Privacy Futures: Fed-up Consumers Take Their Data Back
In 2019, usable security will become the new buzzword and signal a rejection of the argument that there must be a trade-off between convenience and security and privacy.
According to a recent Pew survey, two-thirds of Americans do not believe current laws are doing enough to protect their privacy, and six out of 10 respondents would like greater autonomy over their personal data. In an even more surprising turn of events, leadership at several leading tech companies — among them Apple CEO Tim Cook — are now encouraging smarter government regulation and data privacy laws. These shifts indicate a growing awareness and concern within the United States around data privacy and data protection.

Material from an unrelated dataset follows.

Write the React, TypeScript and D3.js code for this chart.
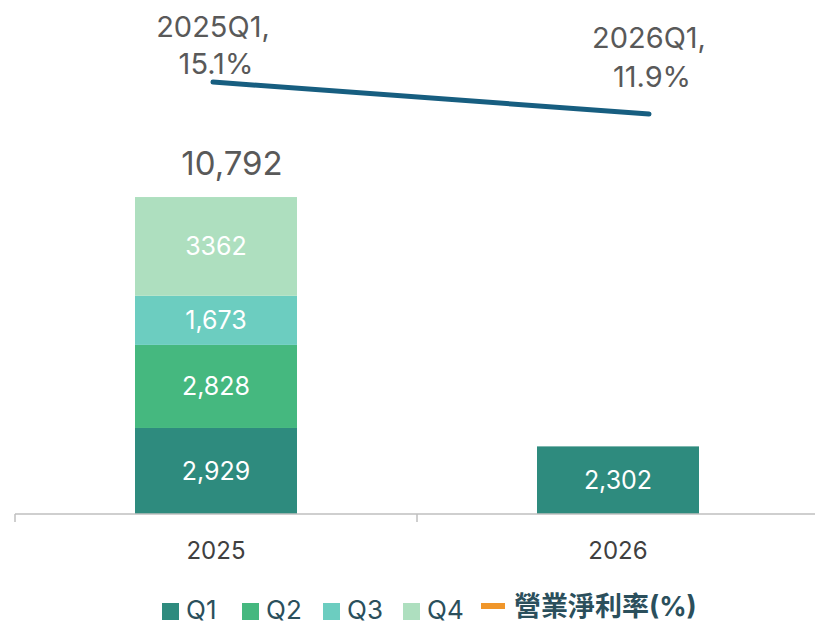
import React, { useEffect, useRef } from "react";
import * as d3 from "d3";

const years = ["2025", "2026"];
const quarters = ["Q1", "Q2", "Q3", "Q4"];
const q1 = [2929, 2302];
const q2 = [2828, 0];
const q3 = [1673, 0];
const q4 = [3362, 0];
const quarterLabels = [
  ["2,929", "2,302"],
  ["2,828", ""],
  ["1,673", ""],
  ["3362", ""],
];
const totals = [10792];
const totalLabels = ["10,792"];
const marginLabels = ["2025Q1", "2026Q1"];
const marginValues = [15.1, 11.9];

const colors = ["#2e8b7e", "#45b87f", "#6ccdc0", "#aedfbf"];
const lineColor = "#175e80";
const legendLine = "#f0962a";
const font = "Inter, 'Noto Sans CJK TC', 'DejaVu Sans', sans-serif";
// label offsets above each margin point (line 1, line 2)
const labelOffsets = [
  [-45, -8],
  [-66, -27],
];

const App: React.FC = () => {
  const svgRef = useRef<SVGSVGElement | null>(null);
  const width = 815;
  const height = 626;

  useEffect(() => {
    if (!svgRef.current) return;
    const svg = d3.select(svgRef.current);
    svg.selectAll("*").remove();

    const x = d3.scaleBand().domain(years).range([15, 819]).paddingInner(0).paddingOuter(0);
    const barW = 162;
    const y = d3.scaleLinear().domain([0, 12000]).range([514, 514 - 12000 * 0.02937]);
    const yLine = d3.scaleLinear().domain([0, 20]).range([233, 33]);
    const xLine = d3.scalePoint().domain(marginLabels).range([213, 649]);

    const series = [q1, q2, q3, q4];
    const rows = years.map((yr, i) => ({
      year: yr,
      Q1: q1[i],
      Q2: q2[i],
      Q3: q3[i],
      Q4: q4[i],
    }));
    const stack = d3.stack<any>().keys(quarters)(rows);

    const g = svg.append("g");

    stack.forEach((layer, li) => {
      layer.forEach((d, i) => {
        const v = series[li][i];
        if (!v) return;
        const cx = (x(years[i]) as number) + x.bandwidth() / 2;
        g.append("rect")
          .attr("x", cx - barW / 2)
          .attr("y", y(d[1]))
          .attr("width", barW)
          .attr("height", y(d[0]) - y(d[1]))
          .attr("fill", colors[li]);
        g.append("text")
          .attr("x", cx)
          .attr("y", (y(d[0]) + y(d[1])) / 2)
          .attr("dy", "0.36em")
          .attr("text-anchor", "middle")
          .attr("fill", "#fff")
          .style("font-family", font)
          .style("font-size", "25px")
          .text(quarterLabels[li][i]);
      });
    });

    // total label
    totals.forEach((t, i) => {
      const cx = (x(years[i]) as number) + x.bandwidth() / 2;
      g.append("text")
        .attr("x", cx + 16)
        .attr("y", y(t) - 22)
        .attr("text-anchor", "middle")
        .attr("fill", "#595959")
        .style("font-family", font)
        .style("font-size", "33px")
        .text(totalLabels[i]);
    });

    // x axis
    const axisY = 514;
    g.append("line")
      .attr("x1", 15)
      .attr("x2", 815)
      .attr("y1", axisY)
      .attr("y2", axisY)
      .attr("stroke", "#bfbfbf")
      .attr("stroke-width", 1.5);
    [15, 417].forEach((tx) => {
      g.append("line")
        .attr("x1", tx)
        .attr("x2", tx)
        .attr("y1", axisY)
        .attr("y2", axisY + 8)
        .attr("stroke", "#bfbfbf")
        .attr("stroke-width", 1.5);
    });
    years.forEach((yr) => {
      g.append("text")
        .attr("x", (x(yr) as number) + x.bandwidth() / 2)
        .attr("y", 559)
        .attr("text-anchor", "middle")
        .attr("fill", "#404040")
        .style("font-family", font)
        .style("font-size", "24px")
        .text(yr);
    });

    // margin line
    const line = d3
      .line<number>()
      .x((_, i) => xLine(marginLabels[i]) as number)
      .y((d) => yLine(d));
    g.append("path")
      .datum(marginValues)
      .attr("d", line)
      .attr("fill", "none")
      .attr("stroke", lineColor)
      .attr("stroke-width", 5)
      .attr("stroke-linecap", "round");

    marginValues.forEach((v, i) => {
      const px = xLine(marginLabels[i]) as number;
      const py = yLine(v);
      const t = g
        .append("text")
        .attr("text-anchor", "middle")
        .attr("fill", "#595959")
        .style("font-family", font)
        .style("font-size", "29px");
      t.append("tspan").attr("x", px).attr("y", py + labelOffsets[i][0]).text(`${marginLabels[i]},`);
      t.append("tspan").attr("x", px + 3).attr("y", py + labelOffsets[i][1]).text(`${v.toFixed(1)}%`);
    });

    // legend
    const base = 619;
    const legendX = [162, 242, 323, 403];
    quarters.forEach((q, i) => {
      g.append("rect")
        .attr("x", legendX[i])
        .attr("y", 603)
        .attr("width", 17)
        .attr("height", 17)
        .attr("fill", colors[i]);
      g.append("text")
        .attr("x", legendX[i] + 24)
        .attr("y", base)
        .attr("fill", "#2b4f5c")
        .style("font-family", font)
        .style("font-size", "26px")
        .text(q);
    });
    g.append("line")
      .attr("x1", 481)
      .attr("x2", 505)
      .attr("y1", 606)
      .attr("y2", 606)
      .attr("stroke", legendLine)
      .attr("stroke-width", 6);
    g.append("text")
      .attr("x", 514)
      .attr("y", 616)
      .attr("fill", "#2b4f5c")
      .style("font-family", font)
      .style("font-size", "27px")
      .style("font-weight", "bold")
      .text("營業淨利率(%)");
  }, []);

  return (
    <svg
      ref={svgRef}
      width={width}
      height={height}
      style={{ position: "absolute", left: 0, top: 0, background: "#fff" }}
    />
  );
};

export default App;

In 2019, I predict constituents across the US will seek even greater data protection legislation from their representatives. In the aftermath of the recent Marriott data breach, for example, several members of Congress demanded cybersecurity legislation focusing on consumer protection and privacy, among them, Senator Mark Warner (D-Va.) who asked for "laws that require data minimization, ensuring companies do not keep sensitive data that they no longer need …. and data security laws that ensure companies account for security costs rather than making their consumers shoulder the burden and harms resulting from these lapses."

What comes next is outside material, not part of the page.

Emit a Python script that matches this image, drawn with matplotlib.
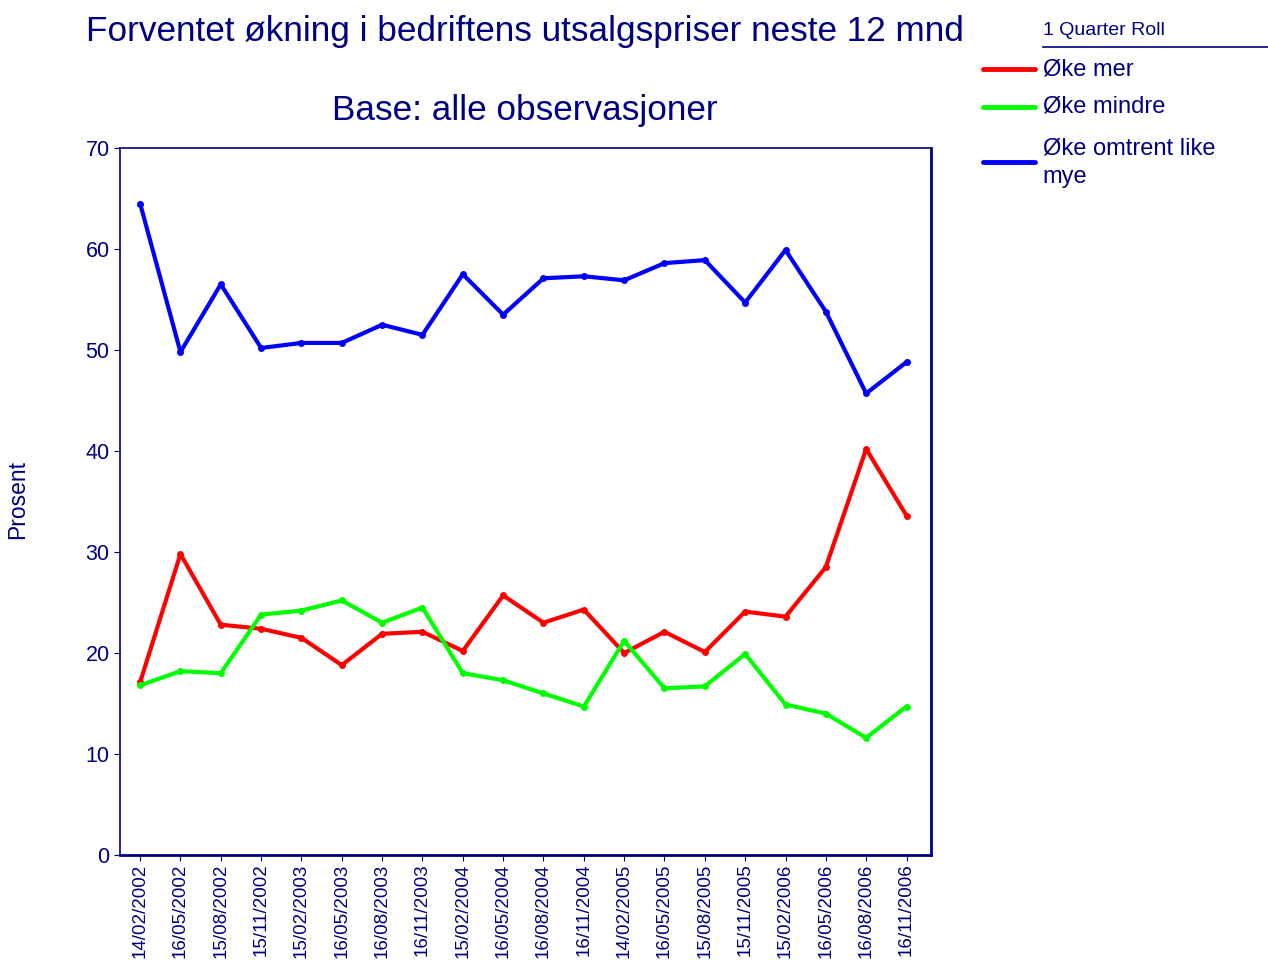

Battle Royale: Authoritarian vs. Democratic
While the US has been, for the most part, sitting on the sidelines over the past few years, we've seen a steady march toward greater data localization laws that foreshadow a global battle over data security and privacy. On the one hand are authoritarian regimes that are implementing data localization policies to enable greater government access to both personally identifiable information and intellectual property. This digital authoritarianism includes Internet controls and restrictions, integrating disinformation, and limiting individual data access through various forms of censorship. One the other are the democratic nations that are using legislation such as the European Union's General Data Protection Regulation (GDPR), which favor the rights of the individual over government access to the data of private citizens.
Russia, for instance, recently announced greater oversight and harsher fines to existing data laws, which include requiring government access to encryption keys and storing Russian users' personal data in Russia. But Russia is not alone. According to Freedom House's Freedom of the Net, this form of digital authoritarianism is the most dominant trend, coinciding with eight consecutive years of rising global Internet censorship.

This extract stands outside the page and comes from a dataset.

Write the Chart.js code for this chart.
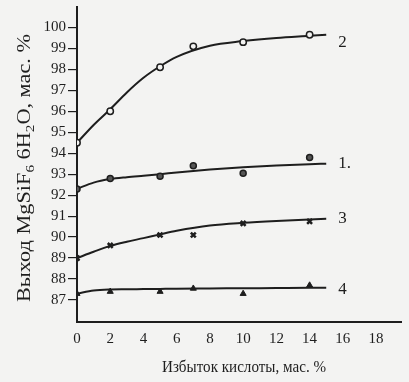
<!DOCTYPE html>
<html>
<head>
<meta charset="utf-8">
<script src="https://cdn.jsdelivr.net/npm/chart.js@4"></script>
<style>
html,body{margin:0;padding:0;background:#f3f3f2;}
#wrap{width:409px;height:382px;position:relative;}
</style>
</head>
<body>
<div id="wrap"><canvas id="c" width="409" height="382"></canvas></div>
<script>
// Measured points (x = excess acid, mass %; y = yield, mass %)
const pointX = [0, 2, 5, 7, 10, 14];
const series2 = [94.5, 96.0, 98.1, 99.1, 99.3, 99.65];
const series1 = [92.3, 92.8, 92.9, 93.4, 93.05, 93.8];
const series3 = [89.0, 89.6, 90.1, 90.1, 90.65, 90.75];
const series4 = [87.3, 87.4, 87.4, 87.55, 87.3, 87.7];

// Fitted curves
const curveX  = [0, 1, 2, 3, 4, 5, 6, 8, 10, 12, 14, 15];
const curve2  = [94.5, 95.35, 96.1, 96.9, 97.6, 98.15, 98.6, 99.13, 99.35, 99.5, 99.6, 99.65];
const curve1  = [92.3, 92.6, 92.77, 92.86, 92.93, 93.0, 93.08, 93.22, 93.33, 93.42, 93.48, 93.5];
const curve3  = [89.0, 89.3, 89.58, 89.78, 89.95, 90.13, 90.3, 90.55, 90.68, 90.77, 90.84, 90.87];
const curve4  = [87.3, 87.45, 87.5, 87.51, 87.52, 87.53, 87.54, 87.55, 87.56, 87.57, 87.58, 87.58];

const curveLabels = ["2", "1.", "3", "4"];
const xTicks = [0, 2, 4, 6, 8, 10, 12, 14, 16, 18];
const yTicks = [87, 88, 89, 90, 91, 92, 93, 94, 95, 96, 97, 98, 99, 100];
const xTitle = "Избыток кислоты, мас. %";
const yTitleParts = [["Выход MgSiF", 0], ["6", 1], [" 6H", 0], ["2", 1], ["O, мас. %", 0]];

const INK = '#1e1e1e';
const SERIF = '"Liberation Serif", "DejaVu Serif", serif';

function pts(xs, ys){ return xs.map((x,i)=>({x:x, y:ys[i]})); }

const curveDs = (ys) => ({
  type:'line', data: pts(curveX, ys), borderColor: INK, borderWidth: 2,
  pointRadius: 0, cubicInterpolationMode: 'monotone', fill:false, order: 2
});
const markDs = (ys, style, bg, r, bw) => ({
  type:'scatter', data: pts(pointX, ys), pointStyle: style, pointRadius: r,
  pointBackgroundColor: bg, pointBorderColor: INK, pointBorderWidth: bw,
  showLine:false, order: 1
});

const labelPlugin = {
  id:'labels',
  afterDatasetsDraw(chart){
    const ctx = chart.ctx;
    const xs = chart.scales.x, ys = chart.scales.y;
    const ends = [curve2, curve1, curve3, curve4];
    const dy = [8, 0, 0, 2];
    ctx.save();
    ctx.fillStyle = INK;
    ctx.font = '17px ' + SERIF;
    ctx.textBaseline = 'middle';
    ctx.textAlign = 'left';
    const lx = xs.getPixelForValue(curveX[curveX.length-1]) + 12;
    ends.forEach((c,i)=>{
      ctx.fillText(curveLabels[i], lx, ys.getPixelForValue(c[c.length-1]) + dy[i]);
    });
    // x title
    ctx.font = '16px ' + SERIF;
    ctx.textAlign = 'center';
    ctx.fillText(xTitle, 244, 368, 164);
    // y title with subscripts, stretched over the axis height
    ctx.translate(25, 168);
    ctx.rotate(-Math.PI/2);
    const big = '19px ' + SERIF, small = '13px ' + SERIF;
    let total = 0;
    yTitleParts.forEach(([t,s])=>{ ctx.font = s? small: big; total += ctx.measureText(t).width; });
    const target = 268;
    ctx.scale(target/total, 1);
    let x = -total/2;
    ctx.textAlign = 'left';
    yTitleParts.forEach(([t,s])=>{
      ctx.font = s? small: big;
      ctx.fillText(t, x, s ? 6 : 0);
      x += ctx.measureText(t).width;
    });
    ctx.restore();
  }
};

const bgPlugin = {
  id:'bg',
  beforeDraw(chart){
    const ctx = chart.ctx;
    ctx.save(); ctx.fillStyle = '#f3f3f2';
    ctx.fillRect(0,0,chart.width,chart.height); ctx.restore();
  }
};

new Chart(document.getElementById('c'), {
  data: {
    datasets: [
      curveDs(curve2), curveDs(curve1), curveDs(curve3), curveDs(curve4),
      markDs(series2, 'circle', '#f3f3f2', 3.2, 1.5),
      markDs(series1, 'circle', '#555', 3, 1.5),
      markDs(series3, 'crossRot', INK, 3.5, 2.5),
      markDs(series4, 'triangle', INK, 3.5, 1)
    ]
  },
  options: {
    responsive:false, animation:false, devicePixelRatio:1,
    layout: { padding: { left:0, right:8, top:5, bottom:0 } },
    plugins: { legend:{display:false}, tooltip:{enabled:false} },
    scales: {
      x: {
        type:'linear', min:0, max:19.5,
        afterFit(s){ s.height = 60; s.paddingLeft = 0; s.paddingRight = 0; },
        afterBuildTicks(s){ s.ticks = xTicks.map(v=>({value:v})); },
        grid: { display:true, drawOnChartArea:false, drawTicks:false, color:'#bbb' },
        border: { display:true, color: INK, width:2 },
        ticks: { color: INK, font:{ family: SERIF, size:15 }, padding:8, maxRotation:0 }
      },
      y: {
        type:'linear', min:85.95, max:101,
        afterFit(s){ s.width = 77; s.paddingTop = 0; s.paddingBottom = 0; },
        afterBuildTicks(s){ s.ticks = yTicks.map(v=>({value:v})); },
        grid: { display:true, drawOnChartArea:false, drawTicks:true, tickLength:9, color: INK, lineWidth:1.2 },
        border: { display:true, color: INK, width:2 },
        ticks: { color: INK, font:{ family: SERIF, size:15 }, padding:2 }
      }
    }
  },
  plugins: [bgPlugin, labelPlugin]
});
</script>
</body>
</html>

Conversely, GDPR and now the California Consumer Privacy Act (CCPA) represent the emergence of more democratic models that focus on individual data protection and provide a counterweight to digital authoritarianism. Given these global trends — coupled with constituent pressure — the US will find it increasingly difficult to maintain its current patchwork of industry and state-specific approaches to cybersecurity and data protection. Expect to see the US step off the bench and put some skin in the game.
2019: The Year of Security UX?
While the United States will inevitably see additional forms of data protection legislation introduced in 2019, given the stagnation of current cybersecurity legislation in Congress and the nonstop mega-breaches, the public likely will not be satisfied to sit back and wait and see if legislation gets passed. In the last few weeks of 2018, the recent Marriott mega-breach, the National Republican Congressional Committee email hack, and the Facebook email dump have served as constant reminders about the magnitude of this problem. Given the confluence of corporate breaches, proliferation of attackers, and the global diffusion of surveillance and censorship, individuals want to take back control and gain agency in their own data protection.
The security industry notoriously lacks usability and often blames the user as the weakest link and source of all security problems. But in 2019, users will revolt against this and demand greater, more intuitive individual control over their data. The movement toward usable security will also drive security professionals to work closely with social scientists and user experience experts to ensure that incentive structures and human-computer interaction match those for the broader population of product users and consumers. Usable security will become the new buzzword and signal a rejection of the argument that there must be a trade-off between convenience and security and privacy. The public will demand both convenience and data protection, and there will finally be some progress toward true democratization of security for the masses.